▶ _GIVEN EXERCISE_: Write again exactly the lines in the listing below, starting at the line with "Write a web" and ending at the line with "-2.307, -2.25, -2.24];", both included. Pictures are not copied.

[Records]
□ □ □

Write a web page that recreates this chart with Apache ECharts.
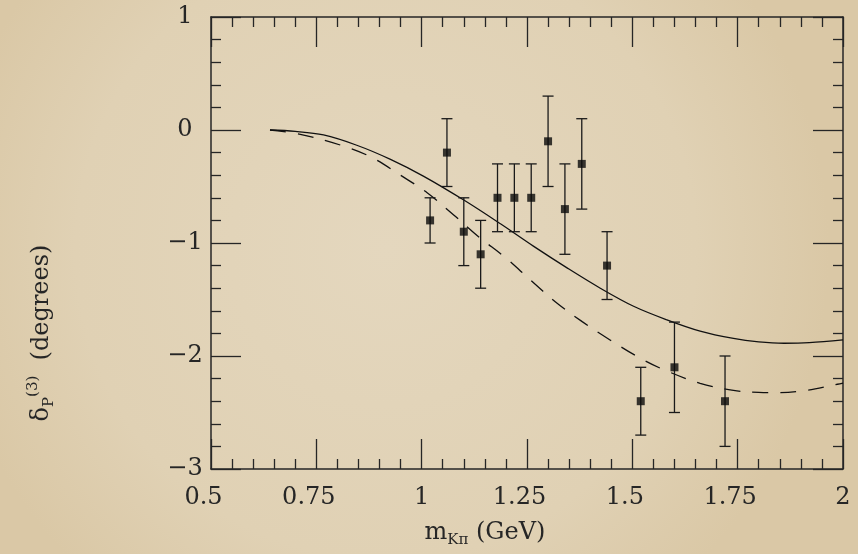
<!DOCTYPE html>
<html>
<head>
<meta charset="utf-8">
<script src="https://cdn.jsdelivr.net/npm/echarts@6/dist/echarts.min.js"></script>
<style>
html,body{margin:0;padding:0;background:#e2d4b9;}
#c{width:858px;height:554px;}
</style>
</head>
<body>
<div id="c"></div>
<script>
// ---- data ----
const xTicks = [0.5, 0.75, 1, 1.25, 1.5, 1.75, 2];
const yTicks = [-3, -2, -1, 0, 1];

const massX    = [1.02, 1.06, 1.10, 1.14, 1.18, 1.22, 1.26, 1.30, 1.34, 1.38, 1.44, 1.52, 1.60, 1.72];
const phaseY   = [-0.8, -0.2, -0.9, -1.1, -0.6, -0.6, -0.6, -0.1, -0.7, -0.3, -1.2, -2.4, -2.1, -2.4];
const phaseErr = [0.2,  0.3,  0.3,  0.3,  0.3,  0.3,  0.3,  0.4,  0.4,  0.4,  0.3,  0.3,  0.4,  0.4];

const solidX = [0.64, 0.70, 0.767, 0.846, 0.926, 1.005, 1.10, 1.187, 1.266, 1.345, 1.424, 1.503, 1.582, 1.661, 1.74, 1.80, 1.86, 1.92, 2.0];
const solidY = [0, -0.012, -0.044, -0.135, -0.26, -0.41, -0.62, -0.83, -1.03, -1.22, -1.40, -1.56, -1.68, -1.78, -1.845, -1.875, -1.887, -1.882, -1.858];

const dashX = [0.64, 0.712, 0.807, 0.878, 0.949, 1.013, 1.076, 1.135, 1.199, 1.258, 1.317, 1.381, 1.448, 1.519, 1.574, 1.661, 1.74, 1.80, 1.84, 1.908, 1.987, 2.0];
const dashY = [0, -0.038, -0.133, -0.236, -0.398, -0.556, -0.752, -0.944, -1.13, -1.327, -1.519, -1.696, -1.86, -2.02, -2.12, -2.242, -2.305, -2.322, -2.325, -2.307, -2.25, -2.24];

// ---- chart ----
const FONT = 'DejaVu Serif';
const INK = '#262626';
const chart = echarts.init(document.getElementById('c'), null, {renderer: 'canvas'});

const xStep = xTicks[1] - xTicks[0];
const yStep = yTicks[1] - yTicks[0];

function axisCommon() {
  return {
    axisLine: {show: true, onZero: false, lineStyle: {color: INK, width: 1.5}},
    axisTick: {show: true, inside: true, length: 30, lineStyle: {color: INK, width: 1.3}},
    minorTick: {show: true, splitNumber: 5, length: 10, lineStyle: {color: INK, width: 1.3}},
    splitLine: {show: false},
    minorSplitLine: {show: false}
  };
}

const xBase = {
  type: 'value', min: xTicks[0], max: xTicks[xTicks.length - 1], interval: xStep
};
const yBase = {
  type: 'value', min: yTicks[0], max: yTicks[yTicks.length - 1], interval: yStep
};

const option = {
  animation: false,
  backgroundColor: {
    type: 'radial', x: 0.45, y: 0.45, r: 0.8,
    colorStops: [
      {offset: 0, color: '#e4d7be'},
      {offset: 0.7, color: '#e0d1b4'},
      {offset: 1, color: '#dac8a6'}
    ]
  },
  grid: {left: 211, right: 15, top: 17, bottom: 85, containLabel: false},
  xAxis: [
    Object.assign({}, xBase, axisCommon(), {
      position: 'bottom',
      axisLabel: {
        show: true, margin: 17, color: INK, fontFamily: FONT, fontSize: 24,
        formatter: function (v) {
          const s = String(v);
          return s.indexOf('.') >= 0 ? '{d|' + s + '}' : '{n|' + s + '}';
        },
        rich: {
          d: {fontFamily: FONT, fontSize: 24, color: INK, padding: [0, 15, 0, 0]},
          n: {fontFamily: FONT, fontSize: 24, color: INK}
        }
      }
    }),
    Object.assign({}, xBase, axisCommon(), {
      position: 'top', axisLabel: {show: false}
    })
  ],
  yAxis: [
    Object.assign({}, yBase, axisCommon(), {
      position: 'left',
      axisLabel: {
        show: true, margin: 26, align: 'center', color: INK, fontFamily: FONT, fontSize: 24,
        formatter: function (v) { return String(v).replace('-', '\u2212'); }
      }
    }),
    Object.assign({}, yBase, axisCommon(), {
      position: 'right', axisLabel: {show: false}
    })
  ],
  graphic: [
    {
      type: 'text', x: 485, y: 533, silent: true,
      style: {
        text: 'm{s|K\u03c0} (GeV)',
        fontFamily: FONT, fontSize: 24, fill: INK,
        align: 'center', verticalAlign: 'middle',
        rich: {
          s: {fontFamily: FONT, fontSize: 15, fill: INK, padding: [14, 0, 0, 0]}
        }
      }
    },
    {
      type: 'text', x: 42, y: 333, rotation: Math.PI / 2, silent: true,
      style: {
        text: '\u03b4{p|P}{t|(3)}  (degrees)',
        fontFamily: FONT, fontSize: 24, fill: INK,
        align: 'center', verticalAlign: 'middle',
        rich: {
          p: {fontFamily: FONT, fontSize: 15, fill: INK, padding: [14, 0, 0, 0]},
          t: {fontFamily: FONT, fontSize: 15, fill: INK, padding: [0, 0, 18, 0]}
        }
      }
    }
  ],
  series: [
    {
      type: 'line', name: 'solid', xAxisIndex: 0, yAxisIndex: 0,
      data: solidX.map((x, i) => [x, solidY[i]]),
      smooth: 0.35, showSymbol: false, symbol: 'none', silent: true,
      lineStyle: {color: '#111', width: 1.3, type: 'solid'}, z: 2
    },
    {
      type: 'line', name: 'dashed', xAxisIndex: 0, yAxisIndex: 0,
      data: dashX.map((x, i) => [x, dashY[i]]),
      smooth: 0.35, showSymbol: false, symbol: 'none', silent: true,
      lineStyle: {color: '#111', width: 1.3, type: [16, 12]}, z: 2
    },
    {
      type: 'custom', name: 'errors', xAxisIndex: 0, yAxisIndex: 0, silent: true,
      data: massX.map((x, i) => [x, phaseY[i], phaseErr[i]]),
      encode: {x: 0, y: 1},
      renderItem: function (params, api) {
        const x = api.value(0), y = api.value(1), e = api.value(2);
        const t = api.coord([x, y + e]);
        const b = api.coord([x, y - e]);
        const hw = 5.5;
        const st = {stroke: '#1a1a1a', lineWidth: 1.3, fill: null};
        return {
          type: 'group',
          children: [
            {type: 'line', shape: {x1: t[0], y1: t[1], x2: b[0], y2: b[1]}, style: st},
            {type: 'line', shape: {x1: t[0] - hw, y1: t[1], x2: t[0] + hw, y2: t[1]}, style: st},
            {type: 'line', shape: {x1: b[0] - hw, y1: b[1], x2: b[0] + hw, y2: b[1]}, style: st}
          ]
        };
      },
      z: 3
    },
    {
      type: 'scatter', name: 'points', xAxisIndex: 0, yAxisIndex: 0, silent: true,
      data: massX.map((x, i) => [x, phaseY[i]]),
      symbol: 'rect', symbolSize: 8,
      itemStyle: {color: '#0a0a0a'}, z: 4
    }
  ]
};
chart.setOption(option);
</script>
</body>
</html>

□ □ □

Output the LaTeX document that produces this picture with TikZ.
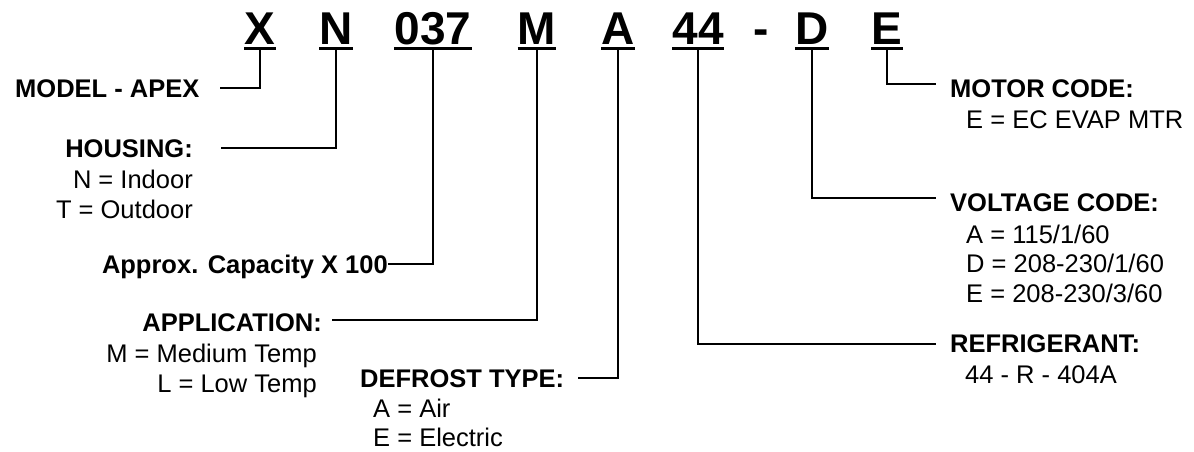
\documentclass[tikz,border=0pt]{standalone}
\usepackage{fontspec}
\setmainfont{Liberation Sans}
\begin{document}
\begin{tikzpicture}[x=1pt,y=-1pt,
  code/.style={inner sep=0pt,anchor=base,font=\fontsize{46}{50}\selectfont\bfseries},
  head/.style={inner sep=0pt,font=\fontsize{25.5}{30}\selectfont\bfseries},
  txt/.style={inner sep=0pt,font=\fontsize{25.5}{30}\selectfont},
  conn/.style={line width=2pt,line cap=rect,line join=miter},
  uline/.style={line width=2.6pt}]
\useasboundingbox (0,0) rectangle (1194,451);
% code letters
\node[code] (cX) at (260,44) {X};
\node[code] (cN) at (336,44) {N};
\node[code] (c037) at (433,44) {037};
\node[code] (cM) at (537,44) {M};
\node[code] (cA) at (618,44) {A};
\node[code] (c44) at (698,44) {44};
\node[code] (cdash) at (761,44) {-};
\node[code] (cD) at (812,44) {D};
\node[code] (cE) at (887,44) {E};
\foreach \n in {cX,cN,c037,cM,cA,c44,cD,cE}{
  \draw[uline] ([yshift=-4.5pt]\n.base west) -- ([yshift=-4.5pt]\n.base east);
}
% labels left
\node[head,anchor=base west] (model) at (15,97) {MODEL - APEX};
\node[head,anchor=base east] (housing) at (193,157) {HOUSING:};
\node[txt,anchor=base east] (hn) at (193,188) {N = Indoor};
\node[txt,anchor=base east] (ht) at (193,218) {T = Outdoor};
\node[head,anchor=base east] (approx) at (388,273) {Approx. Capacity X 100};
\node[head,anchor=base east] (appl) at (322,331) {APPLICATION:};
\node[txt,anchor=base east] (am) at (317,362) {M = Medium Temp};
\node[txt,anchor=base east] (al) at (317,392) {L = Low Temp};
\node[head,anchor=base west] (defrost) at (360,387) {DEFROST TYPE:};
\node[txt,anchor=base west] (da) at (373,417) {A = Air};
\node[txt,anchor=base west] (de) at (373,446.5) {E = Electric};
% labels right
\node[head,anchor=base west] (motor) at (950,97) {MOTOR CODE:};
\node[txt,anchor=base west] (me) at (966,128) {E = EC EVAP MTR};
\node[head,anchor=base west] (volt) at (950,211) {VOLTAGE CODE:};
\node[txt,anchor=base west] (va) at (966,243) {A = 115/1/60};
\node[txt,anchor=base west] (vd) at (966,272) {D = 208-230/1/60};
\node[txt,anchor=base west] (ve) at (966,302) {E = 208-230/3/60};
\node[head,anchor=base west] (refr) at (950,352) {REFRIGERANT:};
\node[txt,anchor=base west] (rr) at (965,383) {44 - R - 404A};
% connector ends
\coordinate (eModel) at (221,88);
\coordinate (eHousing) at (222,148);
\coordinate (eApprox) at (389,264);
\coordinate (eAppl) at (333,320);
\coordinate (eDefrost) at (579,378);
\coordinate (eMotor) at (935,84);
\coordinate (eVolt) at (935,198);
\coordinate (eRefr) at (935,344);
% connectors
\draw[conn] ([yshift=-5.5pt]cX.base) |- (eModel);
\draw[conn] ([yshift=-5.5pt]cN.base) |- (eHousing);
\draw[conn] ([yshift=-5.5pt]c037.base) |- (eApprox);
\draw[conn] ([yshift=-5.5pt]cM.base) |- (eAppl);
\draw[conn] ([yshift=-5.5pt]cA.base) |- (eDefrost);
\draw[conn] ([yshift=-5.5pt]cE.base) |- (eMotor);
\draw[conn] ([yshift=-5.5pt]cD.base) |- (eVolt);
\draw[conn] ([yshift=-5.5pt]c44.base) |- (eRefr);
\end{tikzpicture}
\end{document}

□ □ □

▶ _RESULT FOR THIS EXERCISE_:
Write a web page that recreates this chart with Apache ECharts.
<!DOCTYPE html>
<html>
<head>
<meta charset="utf-8">
<script src="https://cdn.jsdelivr.net/npm/echarts@6/dist/echarts.min.js"></script>
<style>
html,body{margin:0;padding:0;background:#e2d4b9;}
#c{width:858px;height:554px;}
</style>
</head>
<body>
<div id="c"></div>
<script>
// ---- data ----
const xTicks = [0.5, 0.75, 1, 1.25, 1.5, 1.75, 2];
const yTicks = [-3, -2, -1, 0, 1];

const massX    = [1.02, 1.06, 1.10, 1.14, 1.18, 1.22, 1.26, 1.30, 1.34, 1.38, 1.44, 1.52, 1.60, 1.72];
const phaseY   = [-0.8, -0.2, -0.9, -1.1, -0.6, -0.6, -0.6, -0.1, -0.7, -0.3, -1.2, -2.4, -2.1, -2.4];
const phaseErr = [0.2,  0.3,  0.3,  0.3,  0.3,  0.3,  0.3,  0.4,  0.4,  0.4,  0.3,  0.3,  0.4,  0.4];

const solidX = [0.64, 0.70, 0.767, 0.846, 0.926, 1.005, 1.10, 1.187, 1.266, 1.345, 1.424, 1.503, 1.582, 1.661, 1.74, 1.80, 1.86, 1.92, 2.0];
const solidY = [0, -0.012, -0.044, -0.135, -0.26, -0.41, -0.62, -0.83, -1.03, -1.22, -1.40, -1.56, -1.68, -1.78, -1.845, -1.875, -1.887, -1.882, -1.858];

const dashX = [0.64, 0.712, 0.807, 0.878, 0.949, 1.013, 1.076, 1.135, 1.199, 1.258, 1.317, 1.381, 1.448, 1.519, 1.574, 1.661, 1.74, 1.80, 1.84, 1.908, 1.987, 2.0];
const dashY = [0, -0.038, -0.133, -0.236, -0.398, -0.556, -0.752, -0.944, -1.13, -1.327, -1.519, -1.696, -1.86, -2.02, -2.12, -2.242, -2.305, -2.322, -2.325, -2.307, -2.25, -2.24];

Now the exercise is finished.